The Cardinal has all of the political power that comes with his religious position—he eventually pulls some strings with the Pope to both seize the Duchess's lands and get her banished from Ancona—and none of the moral obligations that traditionally bound priests. It's a pretty sweet deal for a cold-blooded megalomaniac like the Cardinal, and a pretty bad deal for… basically everybody else.

Or Would They Have?

It's difficult, however, to suss out exactly what the Cardinal's endgame is.

Ferdinand comes off more as a dramatic villain than a political one because basically everything he does he does to gratify his (really deep-seated, really messed up) psychological and emotional needs. The Cardinal, though, is consistently cool-headed, and can plot to kill his own sister without so much as batting an eye. As far as we can tell, he has no emotional needs—at the moment when he decides he wants to get rid of his mistress Julia, he says "Yond's my lingering consumption: / I am weary of her and by any means / Would be quit off" (5.2.220-23).

Point being? This man is stone-cold.

That being the case, his involvement with the Duchess's murder is actually kind of weird: the Cardinal is clearly into power—the achievement of it, and the twisted machinations that go into maintaining it—but it's not clear what that has to do with killing his sister.

With Ferdinand, we're given a lot of material (albeit confusing material) dealing with his feelings towards the Duchess. With the Cardinal, we have to do a lot more guessing. Upon hearing of the Duchess's newborn child, the Cardinal says, "Shall our blood, / The royal blood of Aragon and Castile / Be thus attainted?" (2.5.21-23), so it does look like he's disturbed by the idea of a corrupt lineage, but this doesn't explain his initial insistence that the Duchess not remarry. There isn't a clear political motive in killing her, and even though he could conceivably be after her wealth, that motive is as suspect in the Cardinal's case as it is in Ferdinand's.

What's your take?

Probably Not Actually Cut Out For Machiavellian Villain of the Year

While the Cardinal comes off as a pretty complete package with regards to Machiavellian Perfection, he fails in two important ways:

(1) As aforementioned, there is no clear political or power-related motive to the Cardinal's pursuit of the Duchess's destruction. If he were, as some people assume, simply out for the Duchess's wealth, he would have had her done away with ages ago. Why the brothers are out for the Duchess is a tough question, and almost all of the information we get on that question is attributed to Ferdinand, who does all of the emotional and psychological heavy-lifting.
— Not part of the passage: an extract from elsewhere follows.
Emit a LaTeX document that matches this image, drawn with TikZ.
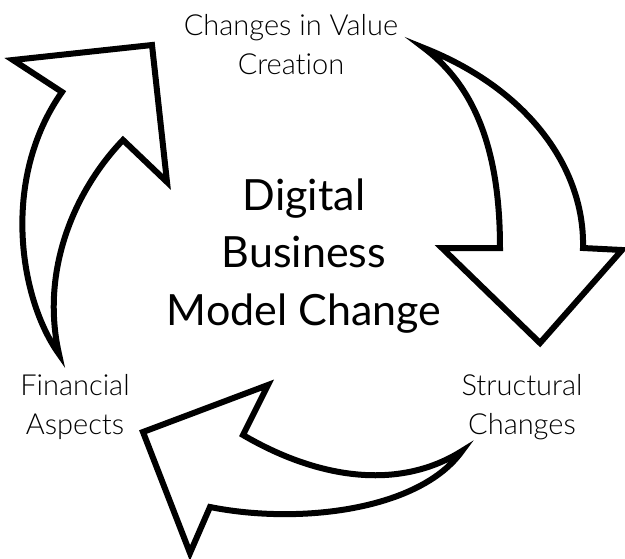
\documentclass[tikz,border=0pt]{standalone}
\usepackage{fontspec}
\setmainfont{Lato}[UprightFont=* Light, BoldFont=*, Ligatures=NoCommon]
\newfontfamily\centerfont{Lato}[Ligatures=NoCommon]
\begin{document}
\begin{tikzpicture}[x=1pt,y=-1pt,
  blockarrow/.style={draw=black,fill=white,line width=6pt,line join=miter,miter limit=20},
  label/.style={align=center,anchor=base,inner sep=0pt,font=\fontsize{29}{38.5}\selectfont},
  title/.style={align=center,anchor=base,inner sep=0pt,font=\centerfont\fontsize{43}{57.5}\selectfont}]
\useasboundingbox (0,0) rectangle (625,558);

% arrow on the left, rising towards the top label
\draw[blockarrow] (59,354) .. controls (20,300) and (0,180) .. (62,92)
  -- (13,60) -- (152,45) -- (167,182) -- (123,140)
  .. controls (75,190) and (40,270) .. (59,354) -- cycle;

% arrow on the right, sweeping down
\draw[blockarrow] (424,48) .. controls (530,90) and (585,170) .. (583,248)
  -- (622,250) -- (540,343) -- (442,248) -- (500,248)
  .. controls (500,160) and (480,90) .. (424,48) -- cycle;

% arrow at the bottom, turning back to the left
\draw[blockarrow] (462,451) .. controls (400,490) and (320,480) .. (243,435)
  -- (268,385) -- (143,432) -- (190,553) -- (210,507)
  .. controls (300,525) and (420,510) .. (462,451) -- cycle;

% labels; the base anchor sits on the last line
\node[label] (value) at (291,74) {Changes in Value\\Creation};
\node[label] (financial) at (75,434) {Financial\\Aspects};
\node[label] (structural) at (522,434) {Structural\\Changes};
\node[title] (core) at (304,325) {Digital\\Business\\Model Change};
\end{tikzpicture}
\end{document}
This leaves us having to conclude that the Cardinal is doing evil for the sake of evil, even when that ultimately comes at the cost of his power (and life). Machiavelli would be shaking his head in disapproval at this—he's down with lying and cheating, but really only in pursuit of power.

(2) He loses control of the situation. A true Machiavellian villain is characterized as a flawless puppet-master, pulling the strings from afar of all of the small-fry villains and getting them to do his work for him. The Cardinal does a bang-up job of this for the majority of the play, but he ends up dropping the ball big-time when he fails to realize that one of his tools, Bosola, has had a change of heart and intends to kill the Cardinal himself. The Cardinal's plan to cover up Julia's death ends up running afoul of his plan to have Antonio killed, and the Cardinal ends up getting murdered while his own courtiers listen.

As good as the Cardinal is at scheming and plotting, we're thinking that in the end he would get voted off the island on Survivor: Machiavellian Villain Edition. Or, rather, he'd be betrayed by the other contestants he thought he was manipulating and then forced to throw himself into shark-infested waters.